Iraq's Prime Minister Nuri al- Maliki said on Wednesday that the latest deadly bombings in Baghdad will not change the timeline of U.S. troops withdrawal from Iraq.
"No change on the U.S. troops withdrawal, because there is a timetable and the American side repeatedly announced their commitment to their troops' withdrawal," Maliki told a news conference.
Since August, Baghdad witnessed three coordinated high-profile attacks targeting government buildings in central of the riverside city that killed and wounded thousands of Iraqis.

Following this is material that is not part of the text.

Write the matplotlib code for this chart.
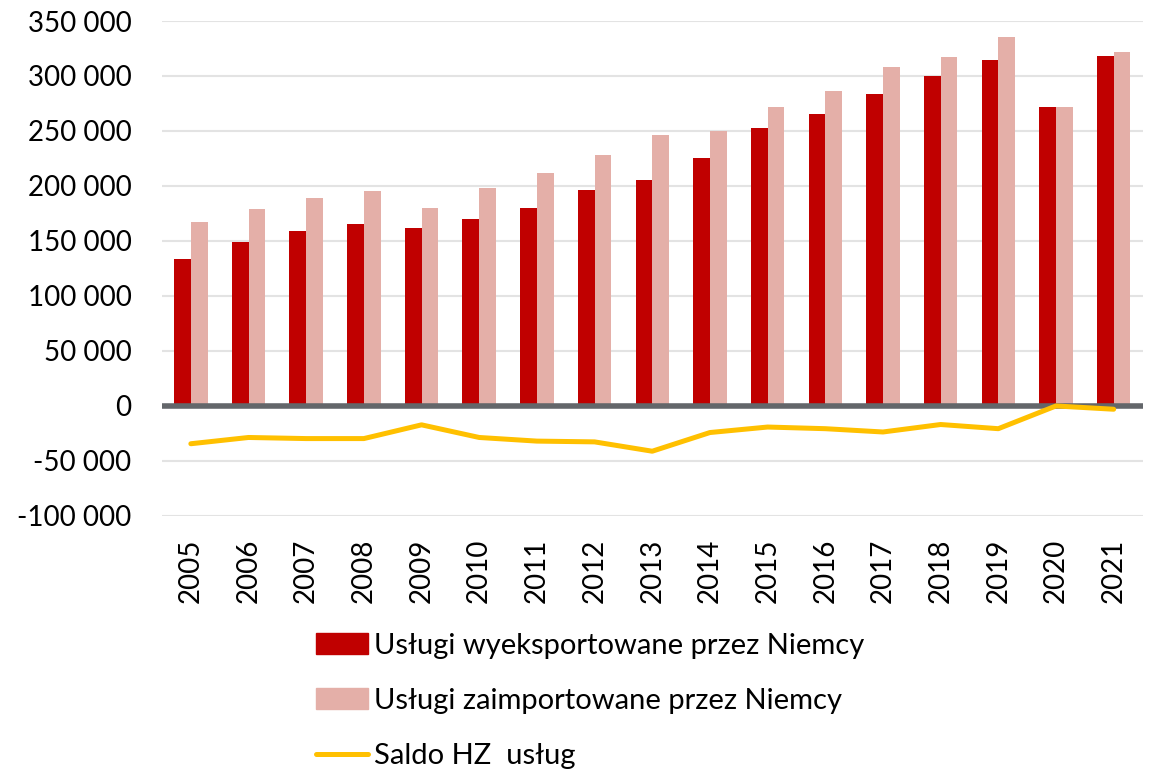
import matplotlib
matplotlib.use("Agg")
import matplotlib.pyplot as plt
from matplotlib.ticker import FuncFormatter
from matplotlib.lines import Line2D
from matplotlib.patches import Patch
import numpy as np

years = ["2005", "2006", "2007", "2008", "2009", "2010", "2011", "2012", "2013",
         "2014", "2015", "2016", "2017", "2018", "2019", "2020", "2021"]
eksport = [133000, 149000, 158500, 165500, 162000, 169500, 180000, 196000, 205000,
           225500, 252500, 265000, 284000, 300000, 314500, 272000, 318500]
import_ = [167500, 178500, 188500, 195500, 180000, 198000, 212000, 228500, 246500,
           250000, 272000, 286000, 308000, 317000, 335000, 272000, 321500]
saldo = [-34700, -29000, -30000, -30000, -17500, -29000, -32300, -33000, -41500,
         -24500, -19500, -21000, -24000, -17200, -21000, -300, -3300]
y_ticks = [-100000, -50000, 0, 50000, 100000, 150000, 200000, 250000, 300000, 350000]

labels = ["Usługi wyeksportowane przez Niemcy",
          "Usługi zaimportowane przez Niemcy",
          "Saldo HZ  usług"]

C_EXP = "#C00000"
C_IMP = "#E4AFA8"
C_SALDO = "#FFC000"

plt.rcParams["font.family"] = ["Lato", "DejaVu Sans"]

fig = plt.figure(figsize=(11.52, 7.70), dpi=100)
ax = fig.add_axes([162 / 1152, 1 - 515.5 / 770, (1142.5 - 162) / 1152, (515.5 - 21) / 770])

x = np.arange(len(years))
w = 0.29
ax.bar(x - w / 2, eksport, width=w, color=C_EXP, zorder=3)
ax.bar(x + w / 2, import_, width=w, color=C_IMP, zorder=3)
ax.axhline(0, color="#63666A", lw=4, zorder=4)
ax.plot(x, saldo, color=C_SALDO, lw=3.6, zorder=5, solid_capstyle="round")

ax.set_xlim(-0.5, len(years) - 0.5)
ax.set_ylim(-100000, 350000)
ax.set_yticks(y_ticks)
ax.yaxis.set_major_formatter(FuncFormatter(lambda v, p: f"{int(v):,}".replace(",", " ")))
ax.grid(axis="y", color="#E3E3E3", lw=1.5, zorder=0)
ax.set_axisbelow(True)
for s in ax.spines.values():
    s.set_visible(False)

ax.set_xticks(x)
ax.set_xticklabels(years, rotation=90)
ax.tick_params(axis="both", length=0, labelsize=20, colors="black")
ax.tick_params(axis="y", pad=22)
ax.tick_params(axis="x", pad=17)

handles = [Patch(color=C_EXP), Patch(color=C_IMP),
           Line2D([0], [0], color=C_SALDO, lw=3.6, solid_capstyle="round")]
fig.legend(handles, labels, loc="upper left", bbox_to_anchor=(304 / 1152, 1 - 621 / 770),
           frameon=False, fontsize=21, handlelength=1.8, handleheight=0.72,
           handletextpad=0.2, labelspacing=1.0, borderaxespad=0)

fig.savefig("out.png", dpi=100)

The attacks raised concerns about the ability of Iraqi security forces to contain violence several months after the United States pulled its combat troops from the Iraqi cities and towns and to complete the pullout by the end of 2011, in line with a security agreement inked late last year between Baghdad and Washington.

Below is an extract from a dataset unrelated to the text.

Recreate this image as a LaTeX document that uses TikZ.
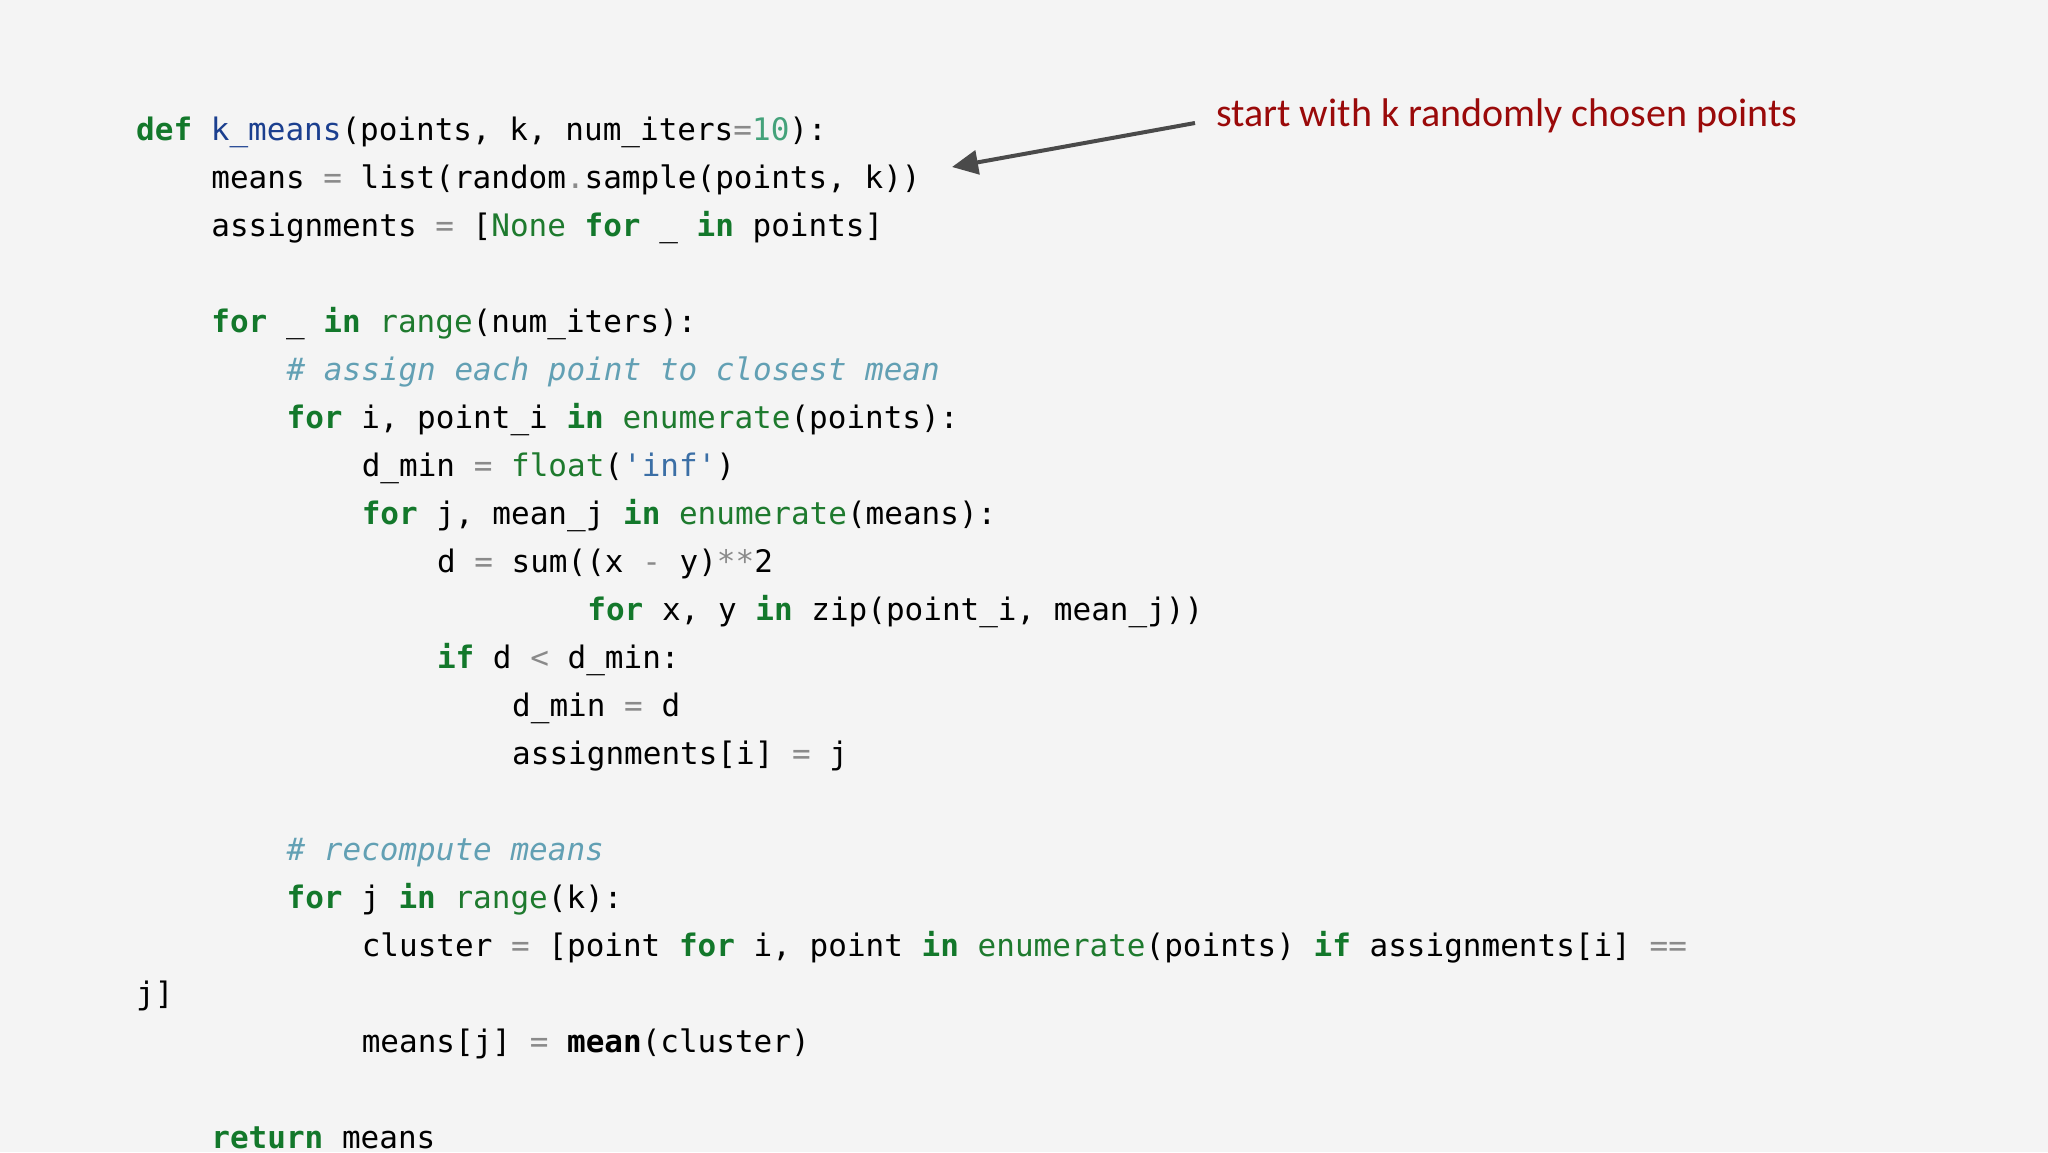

Maliki said the latest attacks targeted the country's political process in an attempt to bring back Saddam Hussein's loyalists and Islamic extremists.
In the meanwhile, Maliki said the security situation has now improved in Iraq despite the deadly attacks, compared with that after the invasion in 2003 until 2007, noting that the security improvement resulted from proper strategy.
"We haven't gained better security by chance, what we have was achieved by adopting proper security strategy, which started by implementing the plan of law enforcement and then expanded to the national reconciliation in addition to other measures," Maliki said.
He said his government is concentrating developing intelligence service by activating the role of the citizens in reporting about the terrorist activities.
He confirmed taht his government offered a reward of 100 million Iraqi dinars (about 90,000 U.S. dollars) to anybody who provides information about car bombs or about those who are behind the terrorist acts.